>> START

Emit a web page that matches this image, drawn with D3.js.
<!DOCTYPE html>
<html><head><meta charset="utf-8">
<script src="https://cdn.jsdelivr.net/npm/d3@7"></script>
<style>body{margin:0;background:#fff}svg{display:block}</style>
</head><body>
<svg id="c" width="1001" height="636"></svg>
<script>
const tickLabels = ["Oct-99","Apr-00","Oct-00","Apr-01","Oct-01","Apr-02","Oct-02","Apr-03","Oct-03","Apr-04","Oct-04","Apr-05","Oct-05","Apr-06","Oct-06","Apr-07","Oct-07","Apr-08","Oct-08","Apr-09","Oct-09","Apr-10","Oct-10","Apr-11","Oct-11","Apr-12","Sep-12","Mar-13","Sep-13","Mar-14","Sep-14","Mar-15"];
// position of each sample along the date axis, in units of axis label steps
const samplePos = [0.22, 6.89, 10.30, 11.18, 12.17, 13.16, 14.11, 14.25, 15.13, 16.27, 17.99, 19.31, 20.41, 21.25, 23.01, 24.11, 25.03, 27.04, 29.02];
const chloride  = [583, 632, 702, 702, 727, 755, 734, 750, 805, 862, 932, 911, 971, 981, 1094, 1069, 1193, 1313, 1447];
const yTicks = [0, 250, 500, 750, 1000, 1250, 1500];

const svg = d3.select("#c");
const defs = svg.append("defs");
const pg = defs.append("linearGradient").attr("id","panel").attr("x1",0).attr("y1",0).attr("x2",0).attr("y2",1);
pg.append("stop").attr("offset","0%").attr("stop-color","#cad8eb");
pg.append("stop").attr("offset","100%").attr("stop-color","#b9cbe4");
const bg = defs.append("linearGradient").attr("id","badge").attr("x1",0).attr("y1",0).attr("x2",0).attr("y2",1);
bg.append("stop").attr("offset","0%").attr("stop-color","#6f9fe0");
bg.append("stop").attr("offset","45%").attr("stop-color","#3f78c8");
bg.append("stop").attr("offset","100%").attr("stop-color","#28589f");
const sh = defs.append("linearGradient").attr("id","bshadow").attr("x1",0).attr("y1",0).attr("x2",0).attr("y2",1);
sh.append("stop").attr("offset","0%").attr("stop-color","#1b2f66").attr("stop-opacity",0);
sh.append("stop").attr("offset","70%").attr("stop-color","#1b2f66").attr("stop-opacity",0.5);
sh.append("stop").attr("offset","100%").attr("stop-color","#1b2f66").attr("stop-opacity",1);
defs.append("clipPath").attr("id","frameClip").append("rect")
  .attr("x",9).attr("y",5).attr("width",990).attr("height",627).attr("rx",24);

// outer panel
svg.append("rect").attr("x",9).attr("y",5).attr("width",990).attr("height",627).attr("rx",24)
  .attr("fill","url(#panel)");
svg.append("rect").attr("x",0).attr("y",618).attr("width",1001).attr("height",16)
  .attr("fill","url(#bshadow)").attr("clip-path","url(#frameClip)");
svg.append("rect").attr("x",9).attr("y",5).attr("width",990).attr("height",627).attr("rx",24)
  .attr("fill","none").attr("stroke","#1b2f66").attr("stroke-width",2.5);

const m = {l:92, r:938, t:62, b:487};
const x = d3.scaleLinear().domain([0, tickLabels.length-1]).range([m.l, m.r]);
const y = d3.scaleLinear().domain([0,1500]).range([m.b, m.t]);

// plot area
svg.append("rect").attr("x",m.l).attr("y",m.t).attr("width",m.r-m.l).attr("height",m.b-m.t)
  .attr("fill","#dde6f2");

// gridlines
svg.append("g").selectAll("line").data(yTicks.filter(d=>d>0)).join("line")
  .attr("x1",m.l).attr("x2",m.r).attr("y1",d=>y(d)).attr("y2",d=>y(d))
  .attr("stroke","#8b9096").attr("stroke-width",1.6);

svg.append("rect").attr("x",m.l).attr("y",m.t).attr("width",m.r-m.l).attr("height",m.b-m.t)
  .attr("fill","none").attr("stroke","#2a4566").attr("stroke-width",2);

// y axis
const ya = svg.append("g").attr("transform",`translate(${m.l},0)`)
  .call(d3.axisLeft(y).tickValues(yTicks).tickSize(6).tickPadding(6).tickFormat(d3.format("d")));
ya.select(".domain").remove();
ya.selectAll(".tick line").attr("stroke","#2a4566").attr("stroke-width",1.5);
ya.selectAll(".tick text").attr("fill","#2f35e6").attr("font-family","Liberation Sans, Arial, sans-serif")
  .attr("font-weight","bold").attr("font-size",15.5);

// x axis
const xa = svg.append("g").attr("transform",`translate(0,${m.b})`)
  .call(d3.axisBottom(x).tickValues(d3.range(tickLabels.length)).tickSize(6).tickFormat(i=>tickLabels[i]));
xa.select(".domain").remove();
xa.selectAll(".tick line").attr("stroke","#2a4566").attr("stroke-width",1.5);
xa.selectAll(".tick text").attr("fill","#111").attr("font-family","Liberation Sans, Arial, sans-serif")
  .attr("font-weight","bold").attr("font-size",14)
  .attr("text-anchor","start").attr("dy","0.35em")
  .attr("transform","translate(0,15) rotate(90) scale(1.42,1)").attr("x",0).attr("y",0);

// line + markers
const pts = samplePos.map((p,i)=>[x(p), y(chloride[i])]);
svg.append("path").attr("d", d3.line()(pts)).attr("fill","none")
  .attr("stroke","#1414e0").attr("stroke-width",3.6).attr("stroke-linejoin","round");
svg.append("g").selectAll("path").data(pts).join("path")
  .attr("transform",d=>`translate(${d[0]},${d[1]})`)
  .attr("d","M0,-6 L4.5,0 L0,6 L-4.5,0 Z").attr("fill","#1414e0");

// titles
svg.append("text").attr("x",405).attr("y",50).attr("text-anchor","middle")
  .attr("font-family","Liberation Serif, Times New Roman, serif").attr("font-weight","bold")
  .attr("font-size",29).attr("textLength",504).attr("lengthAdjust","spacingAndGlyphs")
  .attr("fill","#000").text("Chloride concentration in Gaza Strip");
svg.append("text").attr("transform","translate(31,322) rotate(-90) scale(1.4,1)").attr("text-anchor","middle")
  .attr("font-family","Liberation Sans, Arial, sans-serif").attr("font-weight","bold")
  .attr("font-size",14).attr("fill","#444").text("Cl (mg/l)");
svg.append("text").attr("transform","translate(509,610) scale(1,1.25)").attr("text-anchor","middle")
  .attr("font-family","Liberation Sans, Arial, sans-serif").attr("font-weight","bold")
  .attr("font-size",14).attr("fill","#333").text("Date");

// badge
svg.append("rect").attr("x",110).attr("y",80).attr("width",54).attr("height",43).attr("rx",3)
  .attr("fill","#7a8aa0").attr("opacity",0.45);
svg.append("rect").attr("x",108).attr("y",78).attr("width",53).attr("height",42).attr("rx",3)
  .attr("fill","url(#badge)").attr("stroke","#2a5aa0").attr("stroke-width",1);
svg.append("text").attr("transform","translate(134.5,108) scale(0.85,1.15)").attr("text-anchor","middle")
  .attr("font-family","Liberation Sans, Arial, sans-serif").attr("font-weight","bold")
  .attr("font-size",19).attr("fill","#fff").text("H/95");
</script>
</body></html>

>> END

▶ **TASK STATEMENT**: Type out the material again exactly as presented.

▶ **SOLUTION TO THE EXERCISE**:
Emit a web page that matches this image, drawn with D3.js.
<!DOCTYPE html>
<html><head><meta charset="utf-8">
<script src="https://cdn.jsdelivr.net/npm/d3@7"></script>
<style>body{margin:0;background:#fff}svg{display:block}</style>
</head><body>
<svg id="c" width="1001" height="636"></svg>
<script>
const tickLabels = ["Oct-99","Apr-00","Oct-00","Apr-01","Oct-01","Apr-02","Oct-02","Apr-03","Oct-03","Apr-04","Oct-04","Apr-05","Oct-05","Apr-06","Oct-06","Apr-07","Oct-07","Apr-08","Oct-08","Apr-09","Oct-09","Apr-10","Oct-10","Apr-11","Oct-11","Apr-12","Sep-12","Mar-13","Sep-13","Mar-14","Sep-14","Mar-15"];
// position of each sample along the date axis, in units of axis label steps
const samplePos = [0.22, 6.89, 10.30, 11.18, 12.17, 13.16, 14.11, 14.25, 15.13, 16.27, 17.99, 19.31, 20.41, 21.25, 23.01, 24.11, 25.03, 27.04, 29.02];
const chloride  = [583, 632, 702, 702, 727, 755, 734, 750, 805, 862, 932, 911, 971, 981, 1094, 1069, 1193, 1313, 1447];
const yTicks = [0, 250, 500, 750, 1000, 1250, 1500];

const svg = d3.select("#c");
const defs = svg.append("defs");
const pg = defs.append("linearGradient").attr("id","panel").attr("x1",0).attr("y1",0).attr("x2",0).attr("y2",1);
pg.append("stop").attr("offset","0%").attr("stop-color","#cad8eb");
pg.append("stop").attr("offset","100%").attr("stop-color","#b9cbe4");
const bg = defs.append("linearGradient").attr("id","badge").attr("x1",0).attr("y1",0).attr("x2",0).attr("y2",1);
bg.append("stop").attr("offset","0%").attr("stop-color","#6f9fe0");
bg.append("stop").attr("offset","45%").attr("stop-color","#3f78c8");
bg.append("stop").attr("offset","100%").attr("stop-color","#28589f");
const sh = defs.append("linearGradient").attr("id","bshadow").attr("x1",0).attr("y1",0).attr("x2",0).attr("y2",1);
sh.append("stop").attr("offset","0%").attr("stop-color","#1b2f66").attr("stop-opacity",0);
sh.append("stop").attr("offset","70%").attr("stop-color","#1b2f66").attr("stop-opacity",0.5);
sh.append("stop").attr("offset","100%").attr("stop-color","#1b2f66").attr("stop-opacity",1);
defs.append("clipPath").attr("id","frameClip").append("rect")
  .attr("x",9).attr("y",5).attr("width",990).attr("height",627).attr("rx",24);

// outer panel
svg.append("rect").attr("x",9).attr("y",5).attr("width",990).attr("height",627).attr("rx",24)
  .attr("fill","url(#panel)");
svg.append("rect").attr("x",0).attr("y",618).attr("width",1001).attr("height",16)
  .attr("fill","url(#bshadow)").attr("clip-path","url(#frameClip)");
svg.append("rect").attr("x",9).attr("y",5).attr("width",990).attr("height",627).attr("rx",24)
  .attr("fill","none").attr("stroke","#1b2f66").attr("stroke-width",2.5);

const m = {l:92, r:938, t:62, b:487};
const x = d3.scaleLinear().domain([0, tickLabels.length-1]).range([m.l, m.r]);
const y = d3.scaleLinear().domain([0,1500]).range([m.b, m.t]);

// plot area
svg.append("rect").attr("x",m.l).attr("y",m.t).attr("width",m.r-m.l).attr("height",m.b-m.t)
  .attr("fill","#dde6f2");

// gridlines
svg.append("g").selectAll("line").data(yTicks.filter(d=>d>0)).join("line")
  .attr("x1",m.l).attr("x2",m.r).attr("y1",d=>y(d)).attr("y2",d=>y(d))
  .attr("stroke","#8b9096").attr("stroke-width",1.6);

svg.append("rect").attr("x",m.l).attr("y",m.t).attr("width",m.r-m.l).attr("height",m.b-m.t)
  .attr("fill","none").attr("stroke","#2a4566").attr("stroke-width",2);

// y axis
const ya = svg.append("g").attr("transform",`translate(${m.l},0)`)
  .call(d3.axisLeft(y).tickValues(yTicks).tickSize(6).tickPadding(6).tickFormat(d3.format("d")));
ya.select(".domain").remove();
ya.selectAll(".tick line").attr("stroke","#2a4566").attr("stroke-width",1.5);
ya.selectAll(".tick text").attr("fill","#2f35e6").attr("font-family","Liberation Sans, Arial, sans-serif")
  .attr("font-weight","bold").attr("font-size",15.5);

// x axis
const xa = svg.append("g").attr("transform",`translate(0,${m.b})`)
  .call(d3.axisBottom(x).tickValues(d3.range(tickLabels.length)).tickSize(6).tickFormat(i=>tickLabels[i]));
xa.select(".domain").remove();
xa.selectAll(".tick line").attr("stroke","#2a4566").attr("stroke-width",1.5);
xa.selectAll(".tick text").attr("fill","#111").attr("font-family","Liberation Sans, Arial, sans-serif")
  .attr("font-weight","bold").attr("font-size",14)
  .attr("text-anchor","start").attr("dy","0.35em")
  .attr("transform","translate(0,15) rotate(90) scale(1.42,1)").attr("x",0).attr("y",0);

// line + markers
const pts = samplePos.map((p,i)=>[x(p), y(chloride[i])]);
svg.append("path").attr("d", d3.line()(pts)).attr("fill","none")
  .attr("stroke","#1414e0").attr("stroke-width",3.6).attr("stroke-linejoin","round");
svg.append("g").selectAll("path").data(pts).join("path")
  .attr("transform",d=>`translate(${d[0]},${d[1]})`)
  .attr("d","M0,-6 L4.5,0 L0,6 L-4.5,0 Z").attr("fill","#1414e0");

// titles
svg.append("text").attr("x",405).attr("y",50).attr("text-anchor","middle")
  .attr("font-family","Liberation Serif, Times New Roman, serif").attr("font-weight","bold")
  .attr("font-size",29).attr("textLength",504).attr("lengthAdjust","spacingAndGlyphs")
  .attr("fill","#000").text("Chloride concentration in Gaza Strip");
svg.append("text").attr("transform","translate(31,322) rotate(-90) scale(1.4,1)").attr("text-anchor","middle")
  .attr("font-family","Liberation Sans, Arial, sans-serif").attr("font-weight","bold")
  .attr("font-size",14).attr("fill","#444").text("Cl (mg/l)");
svg.append("text").attr("transform","translate(509,610) scale(1,1.25)").attr("text-anchor","middle")
  .attr("font-family","Liberation Sans, Arial, sans-serif").attr("font-weight","bold")
  .attr("font-size",14).attr("fill","#333").text("Date");

// badge
svg.append("rect").attr("x",110).attr("y",80).attr("width",54).attr("height",43).attr("rx",3)
  .attr("fill","#7a8aa0").attr("opacity",0.45);
svg.append("rect").attr("x",108).attr("y",78).attr("width",53).attr("height",42).attr("rx",3)
  .attr("fill","url(#badge)").attr("stroke","#2a5aa0").attr("stroke-width",1);
svg.append("text").attr("transform","translate(134.5,108) scale(0.85,1.15)").attr("text-anchor","middle")
  .attr("font-family","Liberation Sans, Arial, sans-serif").attr("font-weight","bold")
  .attr("font-size",19).attr("fill","#fff").text("H/95");
</script>
</body></html>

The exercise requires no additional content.